Roughly 70% of the probability mass is concentrated in pauses of between 0.5 seconds and 2 seconds. After the 1.75 second mark, there is a very long tail of pauses that seem to me more likely to represent someone making a separate utterance, rather than pausing in the middle of an utterance. An additional 10% of the mass lies between 2 and 3 seconds, and this might be a sort of "gray area".

As a short-term fix, I recommend that we set the stitching threshold to 1.75 seconds, or to 3 seconds. We may want to test both values for a while, and see how they feel to us.

[mlippert]

That is an interesting graph, but I'm lost as to the units of the x axis, based on your text I'm sort of guessing it's in units of 1/100's of a second? But I'm not really sure.

[jaedoucette]

Some revisions after poking around more. Here's an updated graph with clearer units, and where we go out to 60 seconds.

You can see that almost all the probability mass is concentrated in the first few seconds.

Specific cutoffs that are of interest to us are:

1.8 -> 70% stitching 2.3 -> 75% stitching 3.5 -> 80% stitching 5.0 -> 85% stitching

This means that if we moved to a stitching threshold of 1.8s, we should see roughly twice as many utterances as before. A threshold of 3.5% would give use 30% more, and 2.3s would give us 60% more.

Looking at this, it seems to me like 2.3 is a pretty reasonable cutoff for stitching. It's still a little on the long side, but it seems easier to justify that value given the distribution of gaps.

[adonahue]

@jaedoucette - do you expect any possible problems with the accuracy of the metrics if we implement the 2.3s change? Do we have a way to test / measure if the only things that change are the ones we expected?

[jaedoucette]

@adonahue I think should improve the accuracy of our metrics somewhat. At this point, the only good way we have to assess whether that is true is to try it out, and see whether (subjectively) this feels better to us.

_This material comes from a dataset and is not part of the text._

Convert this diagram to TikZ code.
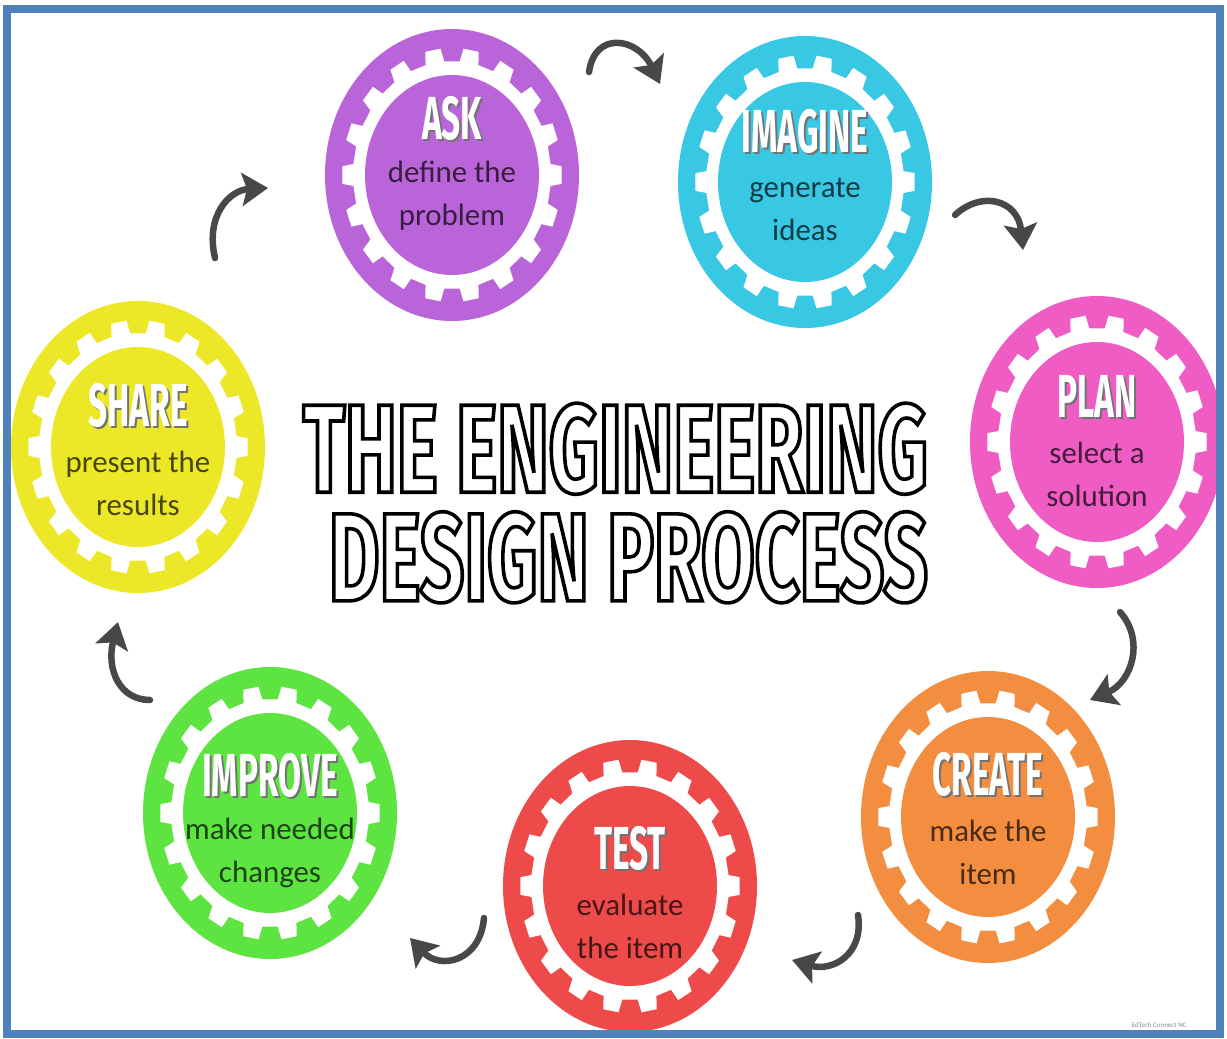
\documentclass[tikz,border=0pt]{standalone}
\usepackage{fontspec}
\usetikzlibrary{arrows.meta,shapes.geometric,positioning}

\setmainfont{Carlito}
\newfontfamily\headfont{Fira Sans}[FakeStretch=0.55]
\newfontfamily\titlefont{Fira Sans}[FakeStretch=0.62]

\definecolor{askc}{RGB}{186,100,218}
\definecolor{imaginec}{RGB}{56,200,228}
\definecolor{planc}{RGB}{238,92,196}
\definecolor{createc}{RGB}{243,142,64}
\definecolor{testc}{RGB}{238,74,74}
\definecolor{improvec}{RGB}{94,228,64}
\definecolor{sharec}{RGB}{236,232,40}
\definecolor{framec}{RGB}{79,129,189}
\definecolor{arrowc}{RGB}{72,72,72}

\tikzset{
  stage/.style={ellipse, minimum width=254bp, minimum height=292bp, inner sep=0pt},
  heading/.style={font=\headfont\bfseries\fontsize{61}{61}\selectfont, inner sep=0pt},
  subtext/.style={font=\fontsize{31}{43}\selectfont, align=center, inner sep=0pt},
  titletext/.style={font=\titlefont\bfseries\fontsize{126}{109}\selectfont,
    align=right, inner sep=0pt},
  cyc/.style={line width=6.5bp, draw=arrowc, line cap=round,
    -{Stealth[length=26bp,width=33bp,inset=5bp]}}
}

% one coloured gear: name, centre, colour, heading lift, heading, two text lines
\newcommand\gearstage[7]{%
  \node[stage, fill=#3] (#1) at (#2) {};
  \fill[white, shift={(#1.center)}] (-5.5:99 and 114)
    \foreach \a in {0,20,...,340} {
      -- (\a-5.5:99 and 114) -- (\a-4:110 and 127)
      -- (\a+4:110 and 127) -- (\a+5.5:99 and 114)}
    -- cycle;
  \fill[#3] (#1.center) ellipse (87 and 100);
  \node[heading, text=black!55] (#1-s) at ([xshift=2bp,yshift=#4bp-2bp]#1.center) {#5};
  \node[heading, text=white] (#1-h) at ([yshift=#4bp]#1.center) {#5};
  \node[subtext, text=#3!30!black] (#1-t) at ([yshift=-78bp]#1-h.center) {#6\\#7};
}

% hollow lettering: glyphs stroked, not filled
\newcommand\hollow[1]{\special{pdf:code 1 Tr 3.6 w}#1\special{pdf:code 0 Tr}}

\begin{document}
\begin{tikzpicture}[x=1bp,y=-1bp]
  \useasboundingbox (0,0) rectangle (1227,1039);
  \fill[white] (0,0) rectangle (1227,1039);

  \gearstage{ask}{452,175}{askc}{57}{ASK}{define the}{problem}
  \gearstage{imagine}{805,182}{imaginec}{51}{IMAGINE}{generate}{ideas}
  \gearstage{plan}{1097,442}{planc}{46}{PLAN}{select a}{solution}
  \gearstage{create}{988,817}{createc}{43}{CREATE}{make the}{item}
  \gearstage{test}{630,886}{testc}{38}{TEST}{evaluate}{the item}
  \gearstage{improve}{270,813}{improvec}{38}{IMPROVE}{make needed}{changes}
  \gearstage{share}{138,447}{sharec}{42}{SHARE}{present the}{results}

  % title
  \node[titletext, anchor=east] (title) at (928,503)
    {\hollow{THE ENGINEERING}\\\hollow{DESIGN PROCESS}};

  % arrows between the stages
  \coordinate (c1a) at (589,72);   \coordinate (c1b) at (660,84);
  \coordinate (c2a) at (955,215);  \coordinate (c2b) at (1023,250);
  \coordinate (c3a) at (1120,612); \coordinate (c3b) at (1090,700);
  \coordinate (c4a) at (858,915);  \coordinate (c4b) at (792,960);
  \coordinate (c5a) at (484,918);  \coordinate (c5b) at (410,938);
  \coordinate (c6a) at (150,700);  \coordinate (c6b) at (118,622);
  \coordinate (c7a) at (215,258);  \coordinate (c7b) at (268,188);
  \draw[cyc] (c1a) .. controls (595,30) and (638,38) .. (c1b);
  \draw[cyc] (c2a) .. controls (982,190) and (1018,200) .. (c2b);
  \draw[cyc] (c3a) .. controls (1145,640) and (1132,682) .. (c3b);
  \draw[cyc] (c4a) .. controls (864,955) and (832,972) .. (c4b);
  \draw[cyc] (c5a) .. controls (480,962) and (440,970) .. (c5b);
  \draw[cyc] (c6a) .. controls (120,700) and (106,670) .. (c6b);
  \draw[cyc] (c7a) .. controls (205,215) and (230,190) .. (c7b);

  \node[font=\fontsize{7}{8}\selectfont, text=black!45, anchor=east] (credit)
    at (1190,1025) {EdTech Connect NC};

  \draw[framec, line width=8bp] (7,9) rectangle (1220,1034);
\end{tikzpicture}
\end{document}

I would like to have a better system than that, but we would really need to have a corpus of human-annotated conversations to be sure. @ebporter maybe making such a corpus could be an item for our second grant application. It would not be hugely expensive, just time-consuming. We'd probably want to hire some professional annotators (usually graduate students sociology or anthropology could be good sources for something like this, and they're cheap-ish). We could also use MTurk perhaps.

[adonahue]

Accepted. The recommended work is in story #259.